BSP offers three (3) types of terminals.
- Dial-Up: This terminal will work on a dedicated phone line and a power outlet. This terminal is a solution for business that trade at a fixed address.
- Wireless GPRS: This terminal works using the GPRS wireless network and is an ideal solution for business. It operates wherever there is Digicel coverage and is portable and convenient to use.
- The IP based terminal: This terminal can be linked to IP connectivity for larger installations and has fast and efficient processing times.
Some benefits of using the range of BSP terminals include:
- Improving the profitability for the merchant
- Reducing cash holding
- Transacting payments directed straight to the merchants’ account
- Reliability of all EFTPOS terminals and;
- Accepting payment options of the following cards: BSP Kundu Card, BSP Visa Debit Card, Master Card, Visa Card, American Express Card, ANZ Access Card, Westpac Handy Card and Wantok Moni.
The EFTPOS machine acts as a middle man in a financial transaction, it generates an income for the service it provides. In this case, banks who own the EFTPOS machines make money even when they are owned and operated by independent business owners.
Banking Agents
Given the technology which the banks have integrated into its operations, it has capitalized the banking business quite remarkably. And the use of labour (bank employees) may diminish soon after everyone in the country has a bank account. This leads to banking agents who make bank services available whilst getting paid for it.
In 2012, when ANZ launched its mBanking product called GoMoney, it attracted a lot of mini loans service operators to sign up for it. GoMoney allowed people to use their mobile phones to make deposits – creating a savings culture. However, it did not succeed as much as BSP’s agents who deposited and withdrew cash using Tablets for customers in isolated locations.
In contrast, BSP Agents are not so many compared to its customer baseline in the 1,200 societies and the million communities scattered across the country. This brings us to the hurdle which banks face with their agents. Most of the agents that operate on a single basis have all the funds which belong to the bank.
In some cases, these funds are stolen by robbers and sometimes by the agents themselves. The penalty is, however, not severe enough to imprison a bank agent but relieves him or her of their duties. The bank is not worried about the money it loses or the agent it fires. The money is insured, and there is always someone available to replace the previous agent.

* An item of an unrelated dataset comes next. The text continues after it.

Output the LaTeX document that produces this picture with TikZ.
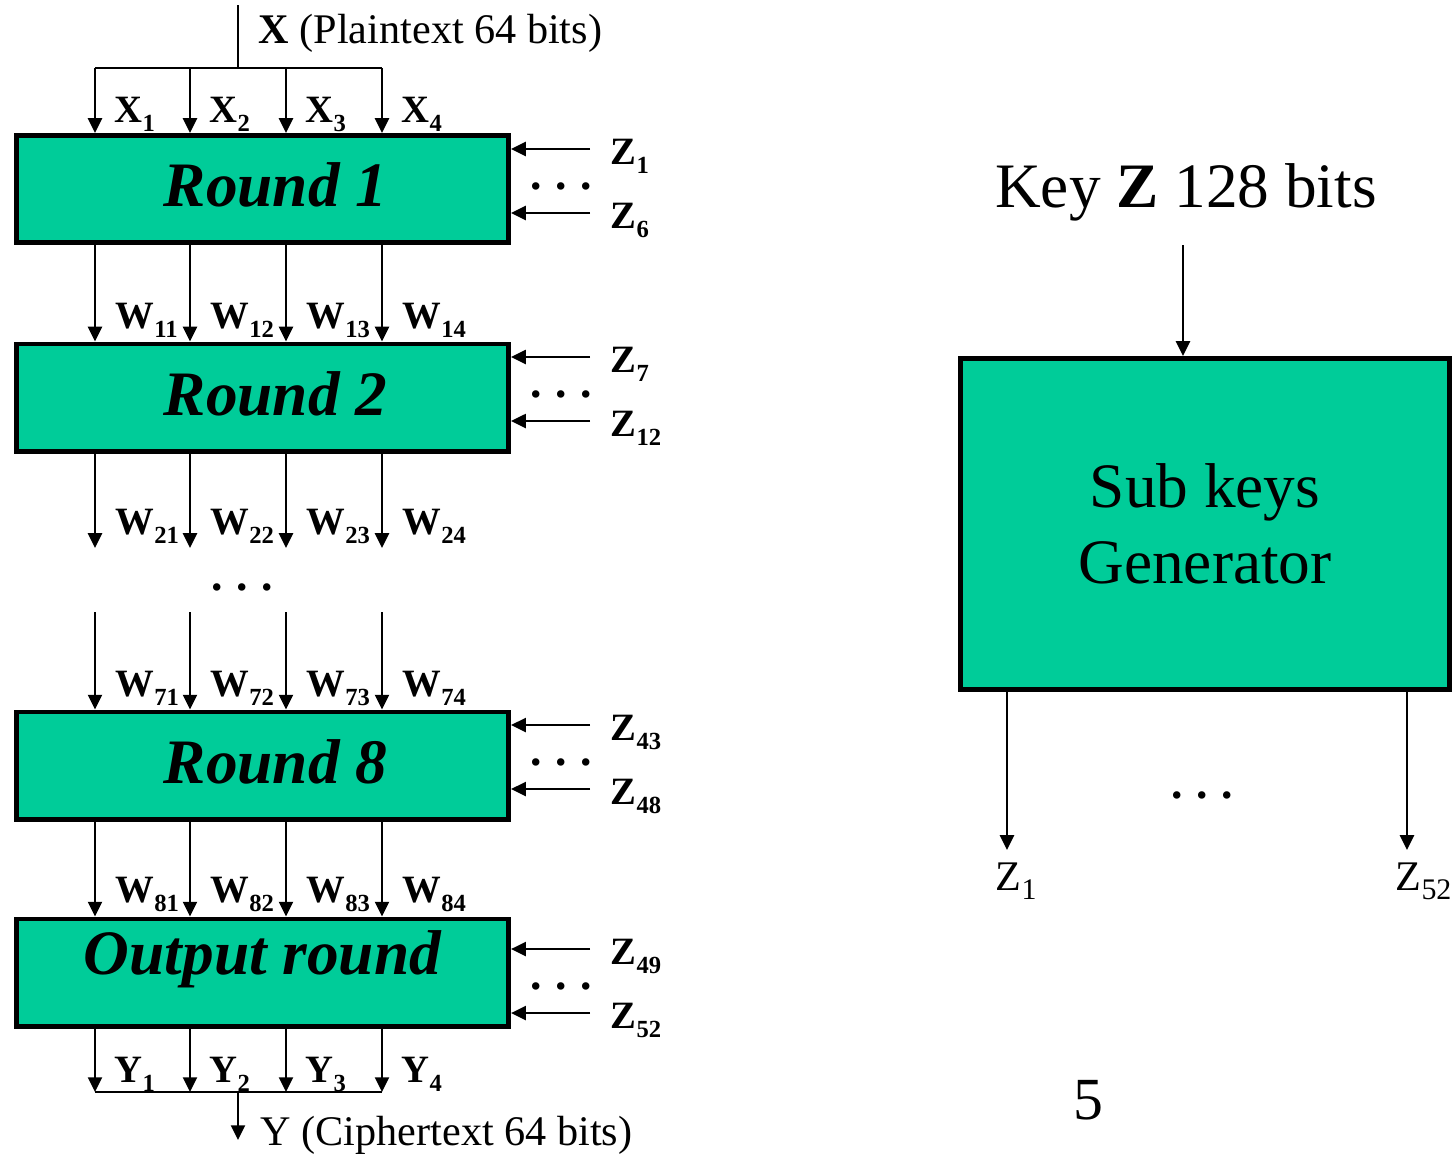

This creates an inevitable problem for opportunity shelving.
Galvanizing Profit in the informal sector economy
Opportunity Gap
As the banking sector provides convenient and efficient electronic services and products, more people are seeing their financial well beings improved. People are now able to bank using their mobile phones. And they can make their earnings viable through EFTPOS machines.
The lack of opportunity is no longer a barrier as technology is viable for its transition. The barrier that accounts financial literacy is not true – many people in PNG can run a business and operate a simple gadget such as an EFTPOS machine.

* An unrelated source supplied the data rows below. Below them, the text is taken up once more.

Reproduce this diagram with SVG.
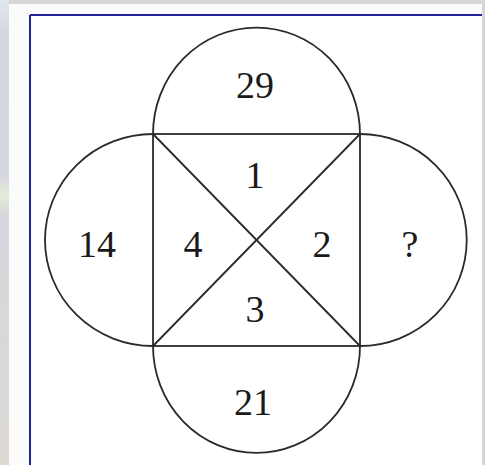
<svg xmlns="http://www.w3.org/2000/svg" width="485" height="465" viewBox="0 0 485 465">
<defs>
<linearGradient id="bgL" x1="0" y1="0" x2="0" y2="1">
<stop offset="0" stop-color="#e2e6ee"/>
<stop offset="0.08" stop-color="#d4d6de"/>
<stop offset="0.38" stop-color="#d6d8e0"/>
<stop offset="0.42" stop-color="#e4ecd8"/>
<stop offset="0.46" stop-color="#d6d8de"/>
<stop offset="1" stop-color="#dcd8d4"/>
</linearGradient>
<style>
.ln{fill:none;stroke:#2a2a2a;stroke-width:1.8}
.t{font-family:"Liberation Serif","Times New Roman",serif;font-size:38px;fill:#1a1a1a;text-anchor:middle}
</style>
</defs>
<rect x="0" y="0" width="485" height="465" fill="#d4d4da"/>
<rect x="0" y="0" width="485" height="4" fill="#d8d6d8"/>
<rect x="0" y="0" width="9" height="465" fill="url(#bgL)"/>
<rect x="9" y="4" width="473" height="461" fill="#fbfbfb"/>
<rect x="30" y="15" width="452" height="450" fill="#ffffff"/>
<g id="frame" fill="none" stroke="#22229a" stroke-width="2">
<line x1="30" y1="15" x2="482" y2="15"/>
<line x1="30" y1="15" x2="30" y2="465"/>
</g>
<g id="connectors">
<rect class="ln" x="153" y="134" width="207" height="212"/>
<line class="ln" x1="153" y1="134" x2="360" y2="346"/>
<line class="ln" x1="360" y1="134" x2="153" y2="346"/>
</g>
<g id="top"><path class="ln" d="M153 134 A103.5 106.5 0 0 1 360 134"/><text class="t" x="255" y="98">29</text></g>
<g id="bottom"><path class="ln" d="M153 346 A103.5 107 0 0 0 360 346"/><text class="t" x="253" y="415">21</text></g>
<g id="left"><path class="ln" d="M153 134 A108 106 0 0 0 153 346"/><text class="t" x="97" y="257">14</text></g>
<g id="right"><path class="ln" d="M360 134 A106.7 106 0 0 1 360 346"/><text class="t" x="410" y="257">?</text></g>
<g id="q1"><text class="t" x="255" y="188">1</text></g>
<g id="q2"><text class="t" x="322" y="257">2</text></g>
<g id="q3"><text class="t" x="255" y="322">3</text></g>
<g id="q4"><text class="t" x="193" y="257">4</text></g>
</svg>
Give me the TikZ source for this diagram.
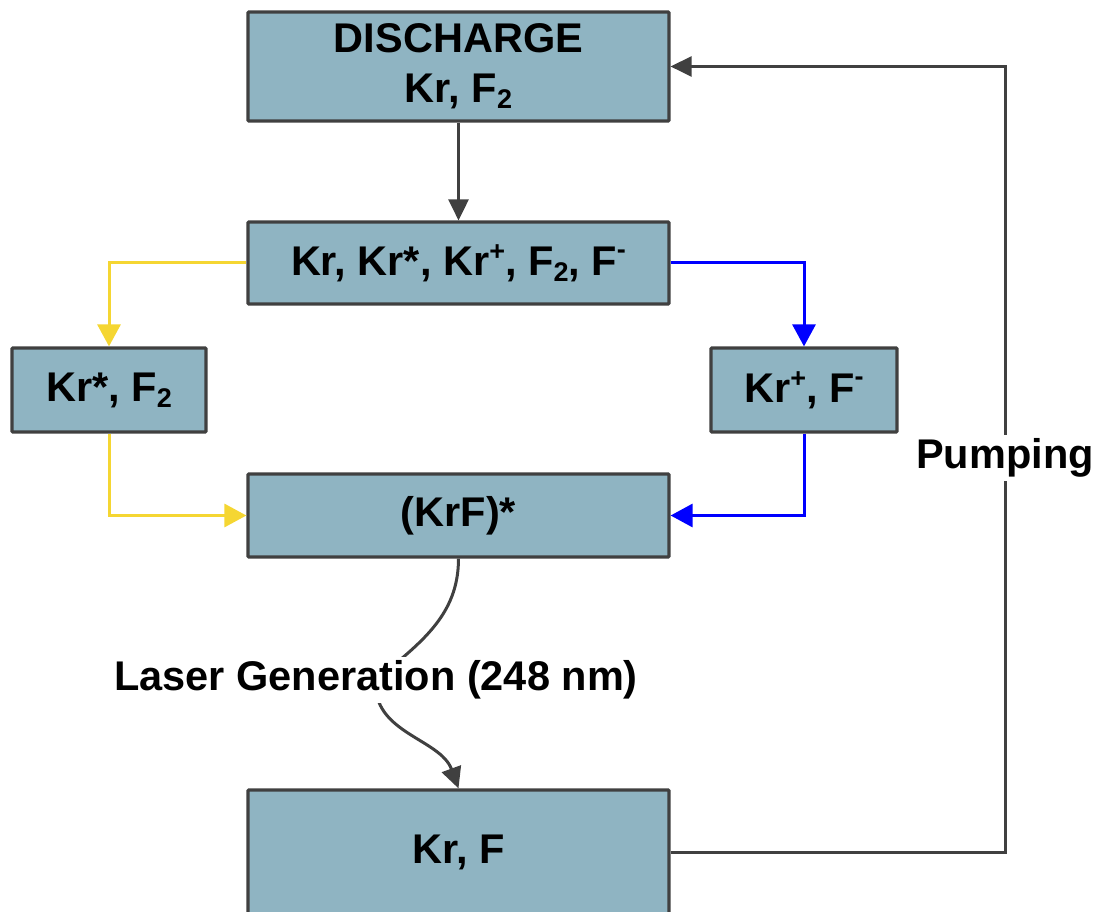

Substantial evidence from the data I gathered showed the current challenges faced by micro-business operators was not the lack of financial literacy but the lack of know-how to attain products and services.
For products and services put on the market by students this research, most indicated cigarettes and snacks. And, there were less of the other items such as Flex cards which were thought to be a popular item of sales among the students. When I asked why, most participants said it was hard to attain or they didn’t know how to get them.
Model 2: Student Dormitory Sales
This feedback can be synthesized to affirm that an electronic product, for the case of this hypothesis, an EFTPOS machine, is challenging for someone from the informal sector to attain. Thus the banks need to educate the small business owners and make available the electronic products for micro-business owners to attain.
Conclusion
Financial literacy is not a challenge with technology made available. Knowing how to attain vital electronic products and services is however a problem. The requirements which banks offer to be eligible for its products and services are so complicated it disallows people particularly in the smaller business operations i.e. bettlenut and cigarette sellers to have access.
The unbanked segment which the government and banks are concerned over is moving forward however, to create opportunities at the same time will increase the pace of financial inclusion.
Recommendations
The Maya Declaration of the National Financial Inclusion and Financial Literacy Strategy Actions, Strategic Objective 3 stated that
“TO ACTIVELY SUPPORT INNOVATIVE USE OF TECHNOLOGY FOR SCALING-UP ACCESS TO FINANCIAL SERVICES AND FINANCIAL LITERACY” the following actions should be taken:
- Transition cash to electronic payments to drive up transaction volume, lower costs and build interconnected ecosystem supporting electronic banking (Point 3.2)
- Pilot mobile phone financial literacy programmes (Point 3.3.1)
- Pilot consumer awareness notices via mobile phones (Point 4.1.4:)
In light of the journal article, I recommend that
- EFTPOS machines are incremented upon Point 3.3.1. Thus, a financial institution in the country should ‘pilot EFTPOS machine financial literacy programmes’ with the aim to address the access problem in the informal sector.
- Point 4.1.4, the “consumer awareness notices via mobile phones” should be incremented upon the pilot EFTPOS machine project as “awareness” for more participants of the informal sector to grasp this opportunity.
What the writer says about the work (at present)
As for the ethical sake of the study, I carried out the test on one-off/small-time businesses. My target was students who sold snacks, drinks, and cigarettes in the dormitories. After the results were collated, I found the basis and need for money to be digitized.
The purpose is to allow small businesses to save. Circumventing the idea of taxing the informal sector. I then synthesized this notion to banking the unbanked population – were bank fees can substitute as taxes to the PNG government.
I then concluded with the need for banking products, such as the EFTPOS machines to be given to these small-time business operators. In addition, I proposed a new project for micro-banks and commercial banks for the rolling out the EFTPOS machine for rural business operators all across the country.
What is emulated as a win-win situation has, unfortunately, never eventuated. This is because of certain downfalls; 80 per cent of microeconomic business operators lack financial literacy skills. Moreover, the generation gap between tech-savvy persons.